**PROBLEM DESCRIPTION:** Write the data out again, character for character, with no images.

**DATASET EXCERPT:**
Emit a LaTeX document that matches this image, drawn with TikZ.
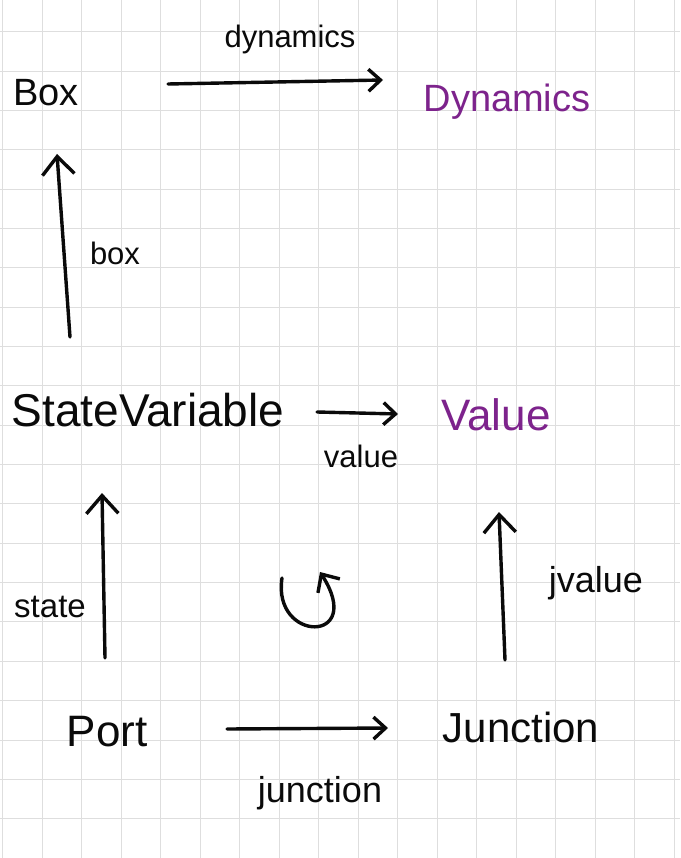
\documentclass[tikz,border=0pt]{standalone}
\usepackage{fontspec}
\setmainfont{Liberation Sans}
\usetikzlibrary{arrows.meta}
\definecolor{ink}{RGB}{10,10,10}
\definecolor{plum}{RGB}{125,35,140}
\definecolor{gridc}{RGB}{222,222,222}
\begin{document}
\begin{tikzpicture}[x=1pt,y=-1pt,
  lbl/.style={inner sep=0pt,anchor=base,text=ink},
  obj/.style={lbl,font=\fontsize{44}{48}\selectfont},
  mor/.style={lbl,font=\fontsize{31}{34}\selectfont},
  gridline/.style={draw=gridc,line width=1pt},
  varr/.style={draw=ink,line width=3.4pt,line cap=round,-{Straight Barb[length=18pt,width=32pt]}},
  harr/.style={draw=ink,line width=3.4pt,line cap=round,-{Straight Barb[length=12pt,width=22pt]}}]
\useasboundingbox (0,0) rectangle (680,858);
\fill[white] (0,0) rectangle (680,858);
\foreach \i in {0,...,17} \draw[gridline] ({2.8+39.5*\i},0) -- ({2.8+39.5*\i},858);
\foreach \j in {0,...,21} \draw[gridline] (0,{31.7+39.35*\j}) -- (680,{31.7+39.35*\j});

% objects
\node[obj,font=\fontsize{38}{40}\selectfont] (box) at (46,106) {Box};
\node[obj,font=\fontsize{38}{40}\selectfont,text=plum] (dyn) at (507,112) {Dynamics};
\node[obj,font=\fontsize{46}{50}\selectfont] (sv) at (148,426) {StateVariable};
\node[obj,text=plum] (val) at (496,430) {Value};
\node[obj] (port) at (107,746) {Port};
\node[obj,font=\fontsize{42}{46}\selectfont] (junc) at (521,742) {Junction};

% morphism labels
\node[mor] (ldyn) at (290,48) {dynamics};
\node[mor] (lbox) at (115,265) {box};
\node[mor] (lval) at (361,467) {value};
\node[mor,font=\fontsize{33}{36}\selectfont] (lstate) at (50,617) {state};
\node[mor,font=\fontsize{36}{40}\selectfont] (ljval) at (596,592) {jvalue};
\node[mor,font=\fontsize{36}{40}\selectfont] (ljunc) at (320,802) {junction};

% arrow end points
\coordinate (dynS) at (168,84);   \coordinate (dynE) at (383,80);
\coordinate (boxS) at (70,337);   \coordinate (boxE) at (57,154);
\coordinate (valS) at (317,412);  \coordinate (valE) at (398,414);
\coordinate (stS) at (105,658);   \coordinate (stE) at (102,493);
\coordinate (jvS) at (505,660);   \coordinate (jvE) at (499,512);
\coordinate (jnS) at (227,729);   \coordinate (jnE) at (388,728);
\coordinate (cS) at (282,578);    \coordinate (cE) at (320,572);

\draw[harr] (dynS) -- (dynE);
\draw[varr] (boxS) -- (boxE);
\draw[harr] (valS) -- (valE);
\draw[varr] (stS) -- (stE);
\draw[varr] (jvS) -- (jvE);
\draw[harr] (jnS) -- (jnE);
\draw[draw=ink,line width=3.4pt,line cap=round,-{Straight Barb[length=14pt,width=26pt]}]
  (cS) .. controls (272,643) and (366,644) .. (cE);
\end{tikzpicture}
\end{document}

**SOLUTION TO THIS TASK:**
Emit a LaTeX document that matches this image, drawn with TikZ.
\documentclass[tikz,border=0pt]{standalone}
\usepackage{fontspec}
\setmainfont{Liberation Sans}
\usetikzlibrary{arrows.meta}
\definecolor{ink}{RGB}{10,10,10}
\definecolor{plum}{RGB}{125,35,140}
\definecolor{gridc}{RGB}{222,222,222}
\begin{document}
\begin{tikzpicture}[x=1pt,y=-1pt,
  lbl/.style={inner sep=0pt,anchor=base,text=ink},
  obj/.style={lbl,font=\fontsize{44}{48}\selectfont},
  mor/.style={lbl,font=\fontsize{31}{34}\selectfont},
  gridline/.style={draw=gridc,line width=1pt},
  varr/.style={draw=ink,line width=3.4pt,line cap=round,-{Straight Barb[length=18pt,width=32pt]}},
  harr/.style={draw=ink,line width=3.4pt,line cap=round,-{Straight Barb[length=12pt,width=22pt]}}]
\useasboundingbox (0,0) rectangle (680,858);
\fill[white] (0,0) rectangle (680,858);
\foreach \i in {0,...,17} \draw[gridline] ({2.8+39.5*\i},0) -- ({2.8+39.5*\i},858);
\foreach \j in {0,...,21} \draw[gridline] (0,{31.7+39.35*\j}) -- (680,{31.7+39.35*\j});

% objects
\node[obj,font=\fontsize{38}{40}\selectfont] (box) at (46,106) {Box};
\node[obj,font=\fontsize{38}{40}\selectfont,text=plum] (dyn) at (507,112) {Dynamics};
\node[obj,font=\fontsize{46}{50}\selectfont] (sv) at (148,426) {StateVariable};
\node[obj,text=plum] (val) at (496,430) {Value};
\node[obj] (port) at (107,746) {Port};
\node[obj,font=\fontsize{42}{46}\selectfont] (junc) at (521,742) {Junction};

% morphism labels
\node[mor] (ldyn) at (290,48) {dynamics};
\node[mor] (lbox) at (115,265) {box};
\node[mor] (lval) at (361,467) {value};
\node[mor,font=\fontsize{33}{36}\selectfont] (lstate) at (50,617) {state};
\node[mor,font=\fontsize{36}{40}\selectfont] (ljval) at (596,592) {jvalue};
\node[mor,font=\fontsize{36}{40}\selectfont] (ljunc) at (320,802) {junction};

% arrow end points
\coordinate (dynS) at (168,84);   \coordinate (dynE) at (383,80);
\coordinate (boxS) at (70,337);   \coordinate (boxE) at (57,154);
\coordinate (valS) at (317,412);  \coordinate (valE) at (398,414);
\coordinate (stS) at (105,658);   \coordinate (stE) at (102,493);
\coordinate (jvS) at (505,660);   \coordinate (jvE) at (499,512);
\coordinate (jnS) at (227,729);   \coordinate (jnE) at (388,728);
\coordinate (cS) at (282,578);    \coordinate (cE) at (320,572);

\draw[harr] (dynS) -- (dynE);
\draw[varr] (boxS) -- (boxE);
\draw[harr] (valS) -- (valE);
\draw[varr] (stS) -- (stE);
\draw[varr] (jvS) -- (jvE);
\draw[harr] (jnS) -- (jnE);
\draw[draw=ink,line width=3.4pt,line cap=round,-{Straight Barb[length=14pt,width=26pt]}]
  (cS) .. controls (272,643) and (366,644) .. (cE);
\end{tikzpicture}
\end{document}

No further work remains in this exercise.